**Your instructions:** Leaving out the pictures, retype the lines from the beginning of the listing through the line containing "xl_1phr = [12.9, 20.6, 26.7, 32.6, 42.1, 58.9]".

**Raw data:**
START

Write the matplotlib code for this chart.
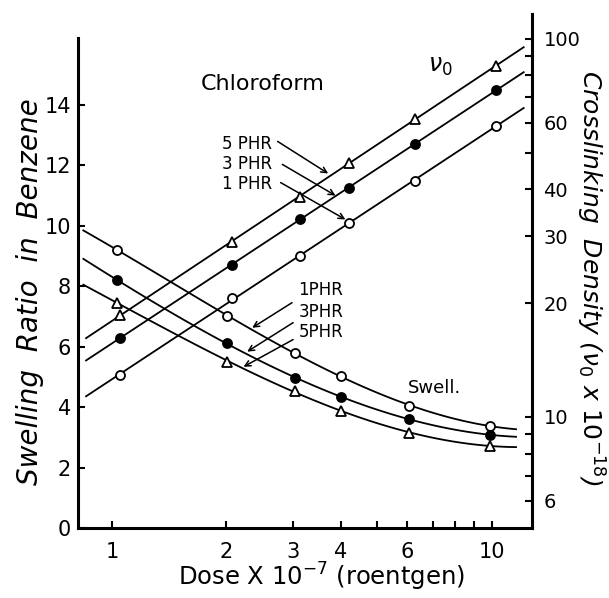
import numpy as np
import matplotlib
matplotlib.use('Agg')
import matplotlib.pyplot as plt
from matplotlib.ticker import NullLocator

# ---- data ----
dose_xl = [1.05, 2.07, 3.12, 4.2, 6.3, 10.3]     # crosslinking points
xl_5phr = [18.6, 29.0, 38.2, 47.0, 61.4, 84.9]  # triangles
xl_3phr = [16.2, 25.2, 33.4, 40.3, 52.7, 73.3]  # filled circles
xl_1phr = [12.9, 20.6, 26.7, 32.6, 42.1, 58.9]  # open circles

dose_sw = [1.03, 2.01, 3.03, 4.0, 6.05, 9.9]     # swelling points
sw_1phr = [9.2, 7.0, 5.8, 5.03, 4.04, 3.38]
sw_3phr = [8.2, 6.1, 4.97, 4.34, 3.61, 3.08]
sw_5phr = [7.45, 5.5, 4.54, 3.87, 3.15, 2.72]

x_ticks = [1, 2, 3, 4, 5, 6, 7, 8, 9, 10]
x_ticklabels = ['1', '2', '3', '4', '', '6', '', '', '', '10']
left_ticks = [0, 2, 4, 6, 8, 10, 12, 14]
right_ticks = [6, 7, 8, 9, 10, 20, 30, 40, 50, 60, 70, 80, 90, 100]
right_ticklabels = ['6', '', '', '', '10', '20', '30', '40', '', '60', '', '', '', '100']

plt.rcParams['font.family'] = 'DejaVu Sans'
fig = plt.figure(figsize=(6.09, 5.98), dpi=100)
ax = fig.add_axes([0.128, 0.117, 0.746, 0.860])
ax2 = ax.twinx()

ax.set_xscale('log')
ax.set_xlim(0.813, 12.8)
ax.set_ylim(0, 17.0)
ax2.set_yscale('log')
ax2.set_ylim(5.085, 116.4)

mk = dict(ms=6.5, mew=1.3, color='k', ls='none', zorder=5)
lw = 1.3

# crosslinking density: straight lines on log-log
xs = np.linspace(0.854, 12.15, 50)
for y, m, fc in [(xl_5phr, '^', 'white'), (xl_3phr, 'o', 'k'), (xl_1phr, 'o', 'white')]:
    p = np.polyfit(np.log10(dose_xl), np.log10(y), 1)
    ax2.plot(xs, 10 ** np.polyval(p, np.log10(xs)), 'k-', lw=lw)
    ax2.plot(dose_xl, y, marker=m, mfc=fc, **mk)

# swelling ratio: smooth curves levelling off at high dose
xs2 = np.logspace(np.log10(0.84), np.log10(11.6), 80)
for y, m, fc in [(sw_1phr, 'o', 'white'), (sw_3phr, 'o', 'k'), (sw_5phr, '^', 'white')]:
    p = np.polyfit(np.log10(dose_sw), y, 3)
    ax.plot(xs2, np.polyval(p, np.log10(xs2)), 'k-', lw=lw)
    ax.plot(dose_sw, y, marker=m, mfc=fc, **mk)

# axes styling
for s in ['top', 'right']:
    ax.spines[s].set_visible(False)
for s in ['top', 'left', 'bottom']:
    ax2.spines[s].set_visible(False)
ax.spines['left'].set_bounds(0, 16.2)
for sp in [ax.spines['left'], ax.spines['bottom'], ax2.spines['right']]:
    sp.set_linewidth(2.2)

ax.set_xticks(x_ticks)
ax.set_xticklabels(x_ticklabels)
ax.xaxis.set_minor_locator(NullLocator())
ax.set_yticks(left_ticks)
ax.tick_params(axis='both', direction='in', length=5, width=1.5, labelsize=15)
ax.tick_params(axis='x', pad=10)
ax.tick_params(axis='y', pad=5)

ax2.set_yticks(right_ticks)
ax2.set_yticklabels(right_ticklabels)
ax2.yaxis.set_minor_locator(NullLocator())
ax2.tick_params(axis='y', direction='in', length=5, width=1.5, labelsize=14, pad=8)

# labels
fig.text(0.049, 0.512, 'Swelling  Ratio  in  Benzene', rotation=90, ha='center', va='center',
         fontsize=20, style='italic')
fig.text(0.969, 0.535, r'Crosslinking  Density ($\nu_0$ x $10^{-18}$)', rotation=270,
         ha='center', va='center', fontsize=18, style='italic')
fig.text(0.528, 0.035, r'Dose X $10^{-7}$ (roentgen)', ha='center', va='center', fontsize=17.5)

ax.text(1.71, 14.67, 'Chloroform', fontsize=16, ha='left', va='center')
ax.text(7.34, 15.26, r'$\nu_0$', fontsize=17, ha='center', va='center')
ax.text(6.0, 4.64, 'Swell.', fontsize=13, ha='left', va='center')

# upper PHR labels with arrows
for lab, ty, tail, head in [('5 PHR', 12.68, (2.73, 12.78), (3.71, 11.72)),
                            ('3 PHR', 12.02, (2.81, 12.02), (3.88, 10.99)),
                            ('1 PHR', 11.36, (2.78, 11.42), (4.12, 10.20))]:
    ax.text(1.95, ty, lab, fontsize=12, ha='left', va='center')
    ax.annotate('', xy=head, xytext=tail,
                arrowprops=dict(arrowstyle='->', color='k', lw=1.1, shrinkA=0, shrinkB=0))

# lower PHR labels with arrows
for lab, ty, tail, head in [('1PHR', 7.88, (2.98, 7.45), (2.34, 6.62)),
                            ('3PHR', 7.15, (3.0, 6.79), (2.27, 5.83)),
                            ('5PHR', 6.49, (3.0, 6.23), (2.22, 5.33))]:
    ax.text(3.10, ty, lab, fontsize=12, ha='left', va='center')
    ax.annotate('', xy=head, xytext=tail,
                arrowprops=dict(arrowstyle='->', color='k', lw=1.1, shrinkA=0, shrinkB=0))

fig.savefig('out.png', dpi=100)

END

**Result below:**
Write the matplotlib code for this chart.
import numpy as np
import matplotlib
matplotlib.use('Agg')
import matplotlib.pyplot as plt
from matplotlib.ticker import NullLocator

# ---- data ----
dose_xl = [1.05, 2.07, 3.12, 4.2, 6.3, 10.3]     # crosslinking points
xl_5phr = [18.6, 29.0, 38.2, 47.0, 61.4, 84.9]  # triangles
xl_3phr = [16.2, 25.2, 33.4, 40.3, 52.7, 73.3]  # filled circles
xl_1phr = [12.9, 20.6, 26.7, 32.6, 42.1, 58.9]  # open circles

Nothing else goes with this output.